It’s National Stress Awareness Day.
Government figures showed that almost half a million people suffered workplace-related stress, depression or anxiety last year.
Figures from the TUC show someone falling ill from stress every two minutes. They’ve published this guide in a bid to promote stress management best practice.
TUC general secretary Frances O’Grady said: “People don’t get ill from stress because they are weak, but because employers aren’t doing enough to remove or control the causes of the stress.”
The International Stress Management Association are the organisation behind National Stress Awareness Day, spokesperson Chris Clarke said: “National Stress Awareness Day is a day for recognising the insidious effect of stress on every aspect of our lives. Whether in the workplace or in our personal lives, stress reduces our effectiveness, our ability to respond and react and undermines our self-belief and confidence. This results in lower performance, loss of resilience and reduced sense of wellbeing and confidence. Recognising how stress affects each one of us personally has a major benefit in improving our health and effectiveness”
If you’re feeling strung out, try to take control with some of these tips to combat stress:
Deep breathing: Breathe in and out slowly in a regular rhythm - in through your nose and out through your mouth, counting from one to five. Do this for 3 - 5 minutes 2 or 3 times a day or whenever you’re stressed.
Muscle relaxation: Spend 20 minutes sitting or lying down quietly.
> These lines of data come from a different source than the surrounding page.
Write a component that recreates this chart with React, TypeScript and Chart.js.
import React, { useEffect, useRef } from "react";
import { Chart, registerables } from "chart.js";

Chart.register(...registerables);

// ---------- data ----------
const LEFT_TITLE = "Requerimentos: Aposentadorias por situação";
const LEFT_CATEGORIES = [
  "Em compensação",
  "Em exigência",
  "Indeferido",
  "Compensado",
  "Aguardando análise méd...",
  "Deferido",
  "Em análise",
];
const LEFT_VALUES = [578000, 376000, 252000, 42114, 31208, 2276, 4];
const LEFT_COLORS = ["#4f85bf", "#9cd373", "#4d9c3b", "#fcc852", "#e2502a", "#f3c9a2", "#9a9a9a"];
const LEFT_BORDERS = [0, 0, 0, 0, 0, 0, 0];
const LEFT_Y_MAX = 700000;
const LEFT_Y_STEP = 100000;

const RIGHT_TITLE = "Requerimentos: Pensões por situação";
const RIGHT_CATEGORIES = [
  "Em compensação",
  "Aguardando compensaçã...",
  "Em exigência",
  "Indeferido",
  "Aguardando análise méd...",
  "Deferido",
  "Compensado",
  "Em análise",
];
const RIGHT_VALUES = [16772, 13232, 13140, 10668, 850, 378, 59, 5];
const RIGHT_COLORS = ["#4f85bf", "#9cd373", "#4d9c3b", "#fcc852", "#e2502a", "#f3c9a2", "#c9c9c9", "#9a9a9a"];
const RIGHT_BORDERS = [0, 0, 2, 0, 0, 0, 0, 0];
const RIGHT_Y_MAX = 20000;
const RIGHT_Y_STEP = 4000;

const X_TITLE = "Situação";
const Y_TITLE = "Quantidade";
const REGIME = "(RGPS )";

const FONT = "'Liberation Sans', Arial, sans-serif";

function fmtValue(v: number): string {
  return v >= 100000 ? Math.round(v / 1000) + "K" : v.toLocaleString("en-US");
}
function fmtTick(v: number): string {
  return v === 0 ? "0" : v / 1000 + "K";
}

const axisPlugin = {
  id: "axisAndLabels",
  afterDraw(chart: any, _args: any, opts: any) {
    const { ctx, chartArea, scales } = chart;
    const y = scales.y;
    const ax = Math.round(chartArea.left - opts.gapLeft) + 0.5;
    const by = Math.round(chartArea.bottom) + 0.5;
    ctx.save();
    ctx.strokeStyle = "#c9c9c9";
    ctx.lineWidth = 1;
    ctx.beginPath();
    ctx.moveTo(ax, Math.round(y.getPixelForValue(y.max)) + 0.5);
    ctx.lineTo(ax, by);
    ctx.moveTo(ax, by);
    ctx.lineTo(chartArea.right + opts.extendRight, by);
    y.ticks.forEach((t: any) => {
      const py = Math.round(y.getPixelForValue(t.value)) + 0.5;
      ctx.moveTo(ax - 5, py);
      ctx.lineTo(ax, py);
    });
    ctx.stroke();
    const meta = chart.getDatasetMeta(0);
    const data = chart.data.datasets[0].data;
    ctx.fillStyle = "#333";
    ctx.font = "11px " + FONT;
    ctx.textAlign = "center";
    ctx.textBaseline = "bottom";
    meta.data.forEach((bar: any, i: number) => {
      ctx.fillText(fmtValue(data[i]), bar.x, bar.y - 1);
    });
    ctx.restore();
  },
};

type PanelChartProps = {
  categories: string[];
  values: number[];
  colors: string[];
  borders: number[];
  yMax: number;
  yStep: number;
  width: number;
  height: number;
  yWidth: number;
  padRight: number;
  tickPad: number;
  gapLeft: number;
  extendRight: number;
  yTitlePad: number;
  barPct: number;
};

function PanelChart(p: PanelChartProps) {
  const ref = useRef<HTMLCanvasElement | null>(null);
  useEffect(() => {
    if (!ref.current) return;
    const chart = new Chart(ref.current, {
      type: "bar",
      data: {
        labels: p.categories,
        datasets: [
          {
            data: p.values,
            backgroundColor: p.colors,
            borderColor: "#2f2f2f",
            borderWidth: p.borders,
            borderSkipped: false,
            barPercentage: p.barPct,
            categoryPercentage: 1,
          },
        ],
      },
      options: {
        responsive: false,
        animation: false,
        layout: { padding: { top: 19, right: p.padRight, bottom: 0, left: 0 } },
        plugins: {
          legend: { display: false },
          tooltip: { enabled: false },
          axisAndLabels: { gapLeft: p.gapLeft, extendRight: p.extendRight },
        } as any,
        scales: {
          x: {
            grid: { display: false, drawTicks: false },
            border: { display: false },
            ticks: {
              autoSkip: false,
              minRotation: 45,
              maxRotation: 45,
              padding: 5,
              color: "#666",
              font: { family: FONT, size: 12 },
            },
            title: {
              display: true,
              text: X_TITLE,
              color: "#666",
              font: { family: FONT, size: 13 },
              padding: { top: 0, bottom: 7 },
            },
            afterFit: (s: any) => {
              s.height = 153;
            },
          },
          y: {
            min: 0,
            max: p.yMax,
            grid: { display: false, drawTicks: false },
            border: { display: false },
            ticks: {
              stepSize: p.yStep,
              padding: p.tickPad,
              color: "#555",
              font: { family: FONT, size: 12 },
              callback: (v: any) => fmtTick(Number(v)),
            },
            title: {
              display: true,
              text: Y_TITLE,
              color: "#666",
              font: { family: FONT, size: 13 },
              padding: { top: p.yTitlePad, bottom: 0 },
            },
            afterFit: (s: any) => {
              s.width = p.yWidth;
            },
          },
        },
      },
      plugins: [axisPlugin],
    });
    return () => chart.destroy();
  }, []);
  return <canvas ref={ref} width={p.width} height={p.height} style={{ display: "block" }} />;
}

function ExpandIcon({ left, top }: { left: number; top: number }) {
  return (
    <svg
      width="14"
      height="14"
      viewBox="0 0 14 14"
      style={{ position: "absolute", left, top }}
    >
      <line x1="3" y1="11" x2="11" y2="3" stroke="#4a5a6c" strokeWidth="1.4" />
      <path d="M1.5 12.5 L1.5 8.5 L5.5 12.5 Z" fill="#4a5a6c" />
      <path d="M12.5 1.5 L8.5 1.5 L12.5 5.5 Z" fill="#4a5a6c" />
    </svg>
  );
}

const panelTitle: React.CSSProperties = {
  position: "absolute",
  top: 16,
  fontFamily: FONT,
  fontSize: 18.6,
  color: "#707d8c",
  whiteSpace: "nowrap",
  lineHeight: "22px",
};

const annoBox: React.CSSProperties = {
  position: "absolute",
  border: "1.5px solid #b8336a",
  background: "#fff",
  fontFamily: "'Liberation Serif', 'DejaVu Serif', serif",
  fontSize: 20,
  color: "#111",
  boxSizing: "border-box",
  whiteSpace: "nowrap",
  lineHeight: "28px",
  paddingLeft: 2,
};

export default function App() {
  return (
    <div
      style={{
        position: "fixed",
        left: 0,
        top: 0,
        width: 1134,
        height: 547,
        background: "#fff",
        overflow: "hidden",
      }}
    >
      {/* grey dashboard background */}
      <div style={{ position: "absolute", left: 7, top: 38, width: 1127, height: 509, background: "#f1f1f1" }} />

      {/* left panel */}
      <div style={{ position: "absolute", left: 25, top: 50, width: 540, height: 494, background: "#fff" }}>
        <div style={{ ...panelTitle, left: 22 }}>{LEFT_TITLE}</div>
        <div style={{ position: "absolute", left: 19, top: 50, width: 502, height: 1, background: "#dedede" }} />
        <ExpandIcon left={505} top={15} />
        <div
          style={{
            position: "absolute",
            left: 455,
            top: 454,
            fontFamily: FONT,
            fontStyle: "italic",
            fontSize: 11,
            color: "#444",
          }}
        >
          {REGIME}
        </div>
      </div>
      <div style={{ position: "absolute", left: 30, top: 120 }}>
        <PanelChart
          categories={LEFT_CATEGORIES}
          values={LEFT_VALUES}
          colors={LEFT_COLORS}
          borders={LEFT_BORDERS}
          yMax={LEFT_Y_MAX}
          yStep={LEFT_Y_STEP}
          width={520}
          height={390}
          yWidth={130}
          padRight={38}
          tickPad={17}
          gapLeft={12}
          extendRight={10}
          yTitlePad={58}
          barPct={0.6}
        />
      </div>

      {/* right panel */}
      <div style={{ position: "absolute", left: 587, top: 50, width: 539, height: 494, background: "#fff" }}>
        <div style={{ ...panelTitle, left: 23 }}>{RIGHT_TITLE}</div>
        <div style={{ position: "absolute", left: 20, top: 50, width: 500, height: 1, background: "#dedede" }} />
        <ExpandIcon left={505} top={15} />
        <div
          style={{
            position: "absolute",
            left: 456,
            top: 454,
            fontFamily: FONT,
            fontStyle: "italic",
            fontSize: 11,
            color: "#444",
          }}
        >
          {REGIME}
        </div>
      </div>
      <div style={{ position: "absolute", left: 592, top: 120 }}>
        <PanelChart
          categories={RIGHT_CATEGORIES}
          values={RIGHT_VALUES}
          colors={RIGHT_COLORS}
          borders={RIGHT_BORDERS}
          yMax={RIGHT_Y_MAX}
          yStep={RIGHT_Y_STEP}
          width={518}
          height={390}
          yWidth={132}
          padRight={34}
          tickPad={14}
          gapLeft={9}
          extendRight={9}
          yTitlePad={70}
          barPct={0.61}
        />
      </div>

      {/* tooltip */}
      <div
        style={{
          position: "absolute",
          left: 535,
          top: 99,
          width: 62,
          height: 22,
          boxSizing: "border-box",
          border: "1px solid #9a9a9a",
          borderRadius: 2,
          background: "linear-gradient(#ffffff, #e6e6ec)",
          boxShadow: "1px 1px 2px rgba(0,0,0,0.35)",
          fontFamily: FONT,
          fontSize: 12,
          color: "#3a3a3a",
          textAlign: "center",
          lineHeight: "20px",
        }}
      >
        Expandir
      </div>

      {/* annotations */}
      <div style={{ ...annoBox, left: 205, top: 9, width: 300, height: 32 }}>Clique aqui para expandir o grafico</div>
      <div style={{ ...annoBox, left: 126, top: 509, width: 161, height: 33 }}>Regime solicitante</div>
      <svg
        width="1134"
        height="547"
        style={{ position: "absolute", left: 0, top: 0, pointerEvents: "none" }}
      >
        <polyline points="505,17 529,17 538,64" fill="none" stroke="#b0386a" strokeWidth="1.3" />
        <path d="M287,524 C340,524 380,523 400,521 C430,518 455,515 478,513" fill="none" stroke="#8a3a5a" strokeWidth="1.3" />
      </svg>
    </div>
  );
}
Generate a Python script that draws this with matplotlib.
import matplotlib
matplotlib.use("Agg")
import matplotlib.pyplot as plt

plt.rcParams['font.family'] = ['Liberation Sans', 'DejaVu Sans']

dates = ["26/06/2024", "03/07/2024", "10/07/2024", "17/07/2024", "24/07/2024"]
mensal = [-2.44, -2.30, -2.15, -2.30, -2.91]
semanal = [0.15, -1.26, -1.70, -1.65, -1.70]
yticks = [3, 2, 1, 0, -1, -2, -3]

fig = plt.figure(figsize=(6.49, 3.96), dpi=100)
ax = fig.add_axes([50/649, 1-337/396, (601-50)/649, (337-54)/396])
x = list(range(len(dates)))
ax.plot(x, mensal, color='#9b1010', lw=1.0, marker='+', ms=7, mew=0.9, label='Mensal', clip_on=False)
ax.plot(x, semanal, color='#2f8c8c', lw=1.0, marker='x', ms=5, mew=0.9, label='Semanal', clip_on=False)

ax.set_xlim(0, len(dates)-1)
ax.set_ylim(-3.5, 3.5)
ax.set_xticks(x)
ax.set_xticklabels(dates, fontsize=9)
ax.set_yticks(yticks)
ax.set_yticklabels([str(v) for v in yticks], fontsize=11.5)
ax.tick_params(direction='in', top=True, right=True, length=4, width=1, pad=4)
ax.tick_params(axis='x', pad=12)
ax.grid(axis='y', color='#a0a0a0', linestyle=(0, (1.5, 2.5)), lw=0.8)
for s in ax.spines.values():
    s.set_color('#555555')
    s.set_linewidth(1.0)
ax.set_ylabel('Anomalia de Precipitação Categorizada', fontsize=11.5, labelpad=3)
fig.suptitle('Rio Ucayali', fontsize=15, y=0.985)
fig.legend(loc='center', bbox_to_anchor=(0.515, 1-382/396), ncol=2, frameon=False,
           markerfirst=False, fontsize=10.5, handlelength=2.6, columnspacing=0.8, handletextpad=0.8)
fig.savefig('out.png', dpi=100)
While breathing deeply as above, tense your muscles for a count of five before letting them go floppy, so you can feel the difference - start with the forehead, then the face, then down through the neck and shoulders, and so on through arms and hands, stomach and legs all the way to the feet.
Exercise: Physical activity produces endorphins - the chemicals in the brain that act as natural painkillers - and also improve the ability to sleep, which in turn reduces stress. Aim for 150 minutes of exercise per week - a brisk walk or swimming, anything that raises the heart rate.
Have a laugh: Research from the Mayo Clinic shows that laughter can boost our oxygen intake, stimulate the heart, lungs and muscles and release endorphins.